A Million Little Pieces

For those unaware, James Frey has a pretty fascinating story. Unfortunately for him, the most tantalizing (and factual) part of that story didn’t start until after he published his best-selling, Oprah-backed 2003 memoir about his addictions and subsequent rehab, A Million Little Pieces. But it was in 2006, when an investigative report alleged that Frey had fabricated many of the details in his book, that his true legacy begin to take shape. But while some were quick to call it a scandal and jump to conclusions, film people were perhaps a bit more forgiving; it’s a medium that’s often reliant upon illusion, and naturally encourages storytellers to pursue truth even at the expense of pure facts. Some might argue that, if A Million Little Pieces was helpful or inspiring for the addicts who needed it most, then a few embellishments are a small price to pay. In other word, it’s somewhat understandable — even after all the controversy — why Sam and Aaron Taylor-Johnson were still interested in adapting the book. But it also didn’t stop them for taking the material in the most dull and generic way possible.

Aaron Taylor-Johnson stars as Frey, playing him as an angry young man in the early ’90s who’s tried all the negative methods to control the rage boiling inside him. The opening scene finds him thrashing around a house party naked and high out his mind with everyone else keeping their distance from him, as he slips over a bannister and falls onto the hood of a car below. He wakes up on a plane, forgetting how he got there and not knowing where he’s going. His faced is smashed to bits. When the flight lands in Minneapolis, Frey is pick up by his put-together brother (Charlie Hunnam) and driven straight to rehab, beginning a morbidly funny but very familiar tale of addiction and recovery that would still ring a bit false even if it weren’t based on lies. Originality is tricky when it comes to stories about addiction, because addiction essentially whittles everyone who suffers from it down to the same thing. As a result, many addiction movies have to find their own avenue to tell that story, and to stand out. The genre also places a special emphasis on specificity, so it’s not surprising that A Million Little Pieces works best when it leans into the little things.

a-million-little-pieces
Image via Momentum Pictures

As James makes his way through the process of rehab he’s met with an assortment of characters, some stand out while others are stereotypes. Juliette Lewis is completely thrown to the side as the resident psychologist, Hunnam isn’t able to make anything of his three scenes and Odessa Young does alright work as James’ love interest while in the facility. Always a welcome presence, Dash Mihok brings some real soul to his performance as Frey’s group supervisor, and Billy Bob Thornton is quite good as Leonard, an amiable father figure to James whose happy-go-lucky attitude hides a history of violence.

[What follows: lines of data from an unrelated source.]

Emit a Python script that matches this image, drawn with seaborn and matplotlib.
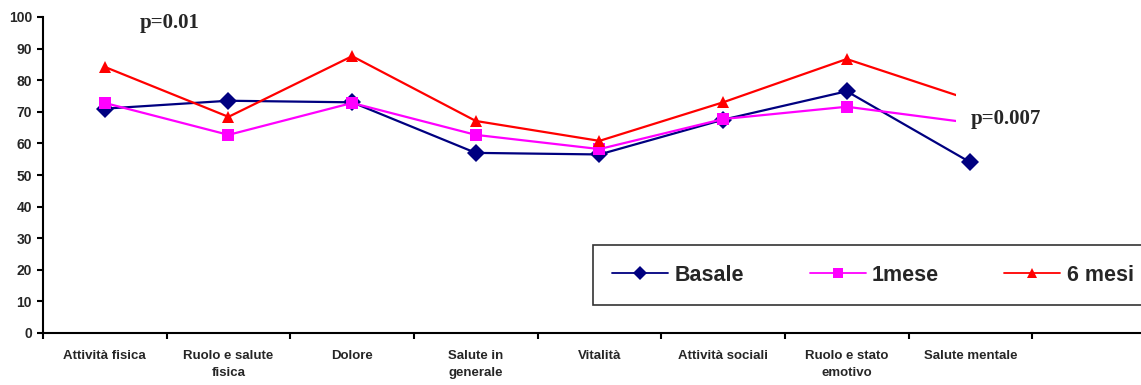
import numpy as np
import pandas as pd
import seaborn as sns
import matplotlib.pyplot as plt
from matplotlib.ticker import FixedLocator

# dati
categorie = ['Attività fisica', 'Ruolo e salute\nfisica', 'Dolore', 'Salute in\ngenerale',
             'Vitalità', 'Attività sociali', 'Ruolo e stato\nemotivo', 'Salute mentale']
basale = [71, 73.5, 73, 57, 56.5, 67.5, 76.5, 54]
un_mese = [72.8, 62.7, 72.8, 62.7, 58.2, 67.7, 71.6, 66.5]
sei_mesi = [84.2, 68.4, 87.6, 67.1, 60.8, 73, 86.7, 73.8]
serie = ['Basale', '1mese', '6 mesi']

df = pd.DataFrame({
    'pos': list(range(len(categorie))) * 3,
    'valore': basale + un_mese + sei_mesi,
    'serie': np.repeat(serie, len(categorie)),
})

sns.set_style('white')
plt.rcParams['font.family'] = ['Liberation Sans', 'DejaVu Sans']

fig, ax = plt.subplots(figsize=(11.41, 3.85), dpi=100)
fig.subplots_adjust(left=43 / 1141, right=1.0, bottom=52 / 385, top=368 / 385)

colori = {'Basale': '#000080', '1mese': '#FF00FF', '6 mesi': '#FF0000'}
marker = {'Basale': 'D', '1mese': 's', '6 mesi': '^'}
sns.lineplot(data=df, x='pos', y='valore', hue='serie', style='serie',
             palette=colori, markers=marker, dashes=False, markersize=9,
             markeredgewidth=0, linewidth=1.6, ax=ax, legend=True)

ax.set_xlim(-0.5, 8.38)
ax.set_ylim(0, 100)
ax.set_yticks(range(0, 101, 10))
ax.set_xticks(range(len(categorie)))
ax.set_xticklabels(categorie, fontsize=9.5, fontweight='bold', linespacing=1.55, va='top')
ax.xaxis.set_minor_locator(FixedLocator(np.arange(-0.5, 8, 1.0)))
ax.tick_params(axis='x', which='major', bottom=True, length=0, pad=12)
ax.tick_params(axis='x', which='minor', bottom=True, length=4, width=1.5, direction='out', color='black')
ax.tick_params(axis='y', left=True, length=4, width=1.5, direction='out', color='black',
               labelsize=10, pad=4)
for lab in ax.get_yticklabels():
    lab.set_fontweight('bold')
ax.set_xlabel('')
ax.set_ylabel('')
sns.despine(ax=ax)
for s in ['left', 'bottom']:
    ax.spines[s].set_linewidth(1.5)
    ax.spines[s].set_color('black')

# annotazioni
ax.text(0.52, 98, 'p=0.01', fontsize=15, fontweight='bold', family='Liberation Serif',
        ha='center', va='center')
ax.text(7.0, 67.8, 'p=0.007', fontsize=15, fontweight='bold', family='Liberation Serif',
        ha='left', va='center', zorder=5,
        bbox=dict(boxstyle='square,pad=0.7', facecolor='white', edgecolor='none'))

handles, labels = ax.get_legend_handles_labels()
for h in handles:
    h.set_markersize(7.5)
    h.set_linewidth(1.3)
leg = ax.legend(handles, labels, loc='lower left', ncol=3, mode='expand',
                bbox_to_anchor=(0.501, 0.089, 0.51, 0.243), frameon=True, fancybox=False,
                prop={'weight': 'bold', 'size': 15.5}, handlelength=2.6, handletextpad=0.3,
                borderaxespad=0, borderpad=0.9)
leg.get_frame().set_edgecolor('black')
leg.get_frame().set_linewidth(1.2)

plt.savefig('out.png', dpi=100)
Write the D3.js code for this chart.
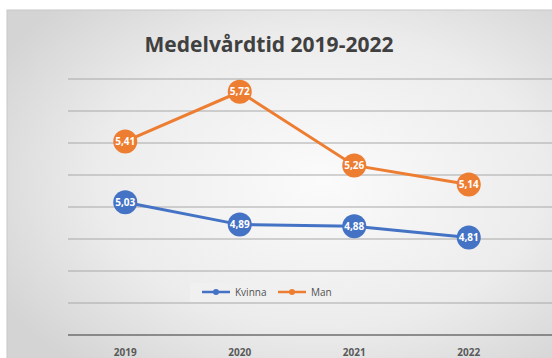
<!DOCTYPE html>
<html>
<head>
<meta charset="utf-8">
<script src="https://cdn.jsdelivr.net/npm/d3@7"></script>
<style>
  body { margin: 0; background: #fff; overflow: hidden; }
  svg { display: block; font-family: "Open Sans", "DejaVu Sans", sans-serif; }
</style>
</head>
<body>
<div id="chart"></div>
<script>
const years = ["2019", "2020", "2021", "2022"]
const kvinna = [5.03, 4.89, 4.88, 4.81]
const man = [5.41, 5.72, 5.26, 5.14]
const yTicks = [4.2, 4.4, 4.6, 4.8, 5.0, 5.2, 5.4, 5.6, 5.8]

const width = 552
const height = 358

const svg = d3.select("#chart")
    .append("svg")
    .attr("width", width)
    .attr("height", height)

// background gradient like the spreadsheet chart
const defs = svg.append("defs")
const grad = defs.append("radialGradient")
    .attr("id", "bg")
    .attr("cx", "55%").attr("cy", "45%").attr("r", "65%")
grad.append("stop").attr("offset", "0%").attr("stop-color", "#fbfbfb")
grad.append("stop").attr("offset", "60%").attr("stop-color", "#ececec")
grad.append("stop").attr("offset", "100%").attr("stop-color", "#d4d4d4")

svg.append("rect")
    .attr("x", 7).attr("y", 10)
    .attr("width", width + 20).attr("height", height + 20)
    .attr("fill", "url(#bg)")
    .attr("stroke", "#c8c8c8")

svg.append("text")
    .attr("x", 269).attr("y", 52)
    .attr("text-anchor", "middle")
    .style("font-size", "21px")
    .style("font-weight", "bold")
    .style("fill", "#404040")
    .text("Medelvårdtid 2019-2022")

const x = d3.scalePoint()
    .domain(years)
    .range([68, 526])
    .padding(0.5)

const y = d3.scaleLinear()
    .domain([4.2, 5.8])
    .range([335, 79])

// gridlines
svg.append("g")
    .selectAll("line")
    .data(yTicks)
    .join("line")
    .attr("x1", 68).attr("x2", width)
    .attr("y1", d => y(d)).attr("y2", d => y(d))
    .attr("stroke", d => d === 4.2 ? "#6e6e6e" : "#a8a8a8")
    .attr("stroke-width", d => d === 4.2 ? 1.5 : 1)

// x labels
svg.append("g")
    .selectAll("text")
    .data(years)
    .join("text")
    .attr("x", d => x(d))
    .attr("y", 356)
    .attr("text-anchor", "middle")
    .style("font-size", "10px")
    .style("font-weight", "bold")
    .style("fill", "#595959")
    .text(d => d)

const series = [
    { name: "Kvinna", values: kvinna, color: "#4472c4" },
    { name: "Man", values: man, color: "#ed7d31" }
]

const line = d3.line()
    .x((d, i) => x(years[i]))
    .y(d => y(d))

series.forEach(s => {
    const g = svg.append("g")
    g.append("path")
        .datum(s.values)
        .attr("d", line)
        .attr("fill", "none")
        .attr("stroke", s.color)
        .attr("stroke-width", 3)

    g.selectAll("circle")
        .data(s.values)
        .join("circle")
        .attr("cx", (d, i) => x(years[i]))
        .attr("cy", d => y(d))
        .attr("r", 12)
        .attr("fill", s.color)

    g.selectAll("text")
        .data(s.values)
        .join("text")
        .attr("x", (d, i) => x(years[i]))
        .attr("y", d => y(d) + 3.5)
        .attr("text-anchor", "middle")
        .style("font-size", "10px")
        .style("font-weight", "bold")
        .style("fill", "#fff")
        .text(d => d.toFixed(2).replace(".", ","))
})

// legend
const legend = svg.append("g")
legend.append("rect")
    .attr("x", 190).attr("y", 283)
    .attr("width", 152).attr("height", 19)
    .attr("fill", "#f0f0f0")

const items = legend.selectAll("g")
    .data(series)
    .join("g")
    .attr("transform", (d, i) => `translate(${i ? 278 : 202}, 292)`)

items.append("line")
    .attr("x1", 0).attr("x2", 28)
    .attr("stroke", d => d.color)
    .attr("stroke-width", 2.5)
items.append("circle")
    .attr("cx", 14).attr("r", 3)
    .attr("fill", d => d.color)
items.append("text")
    .attr("x", 33).attr("y", 3.5)
    .style("font-size", "10px")
    .style("fill", "#505050")
    .text(d => d.name)
</script>
</body>
</html>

Aaron Taylor-Johnson works hard to hint at all the deep-seated pain the film doesn’t make much time to explore, but the scenes between Frey and Leonard only expose how blank and underwritten that deep-seated pain is. But as A Million Little Pieces chugs along the focus of it all only gets more out of whack, so determined to push towards a nice little story of a man hitting bottom and strangers lifting him up, that even the part where Frey discover his “gift” for writing is rushed and inconclusive. It may not have been wrong to make a straightforward adaptation of A Million Little Pieces, but this movie makes the approach seem even worse than that: It makes it seem practically pointless. No matter how tantalizing A Million Little Pieces could have been, it’s ultimately a rather dull, generic and just not very noteworthy variation on a story we’ve seen plenty of times before, but with more insight and panache.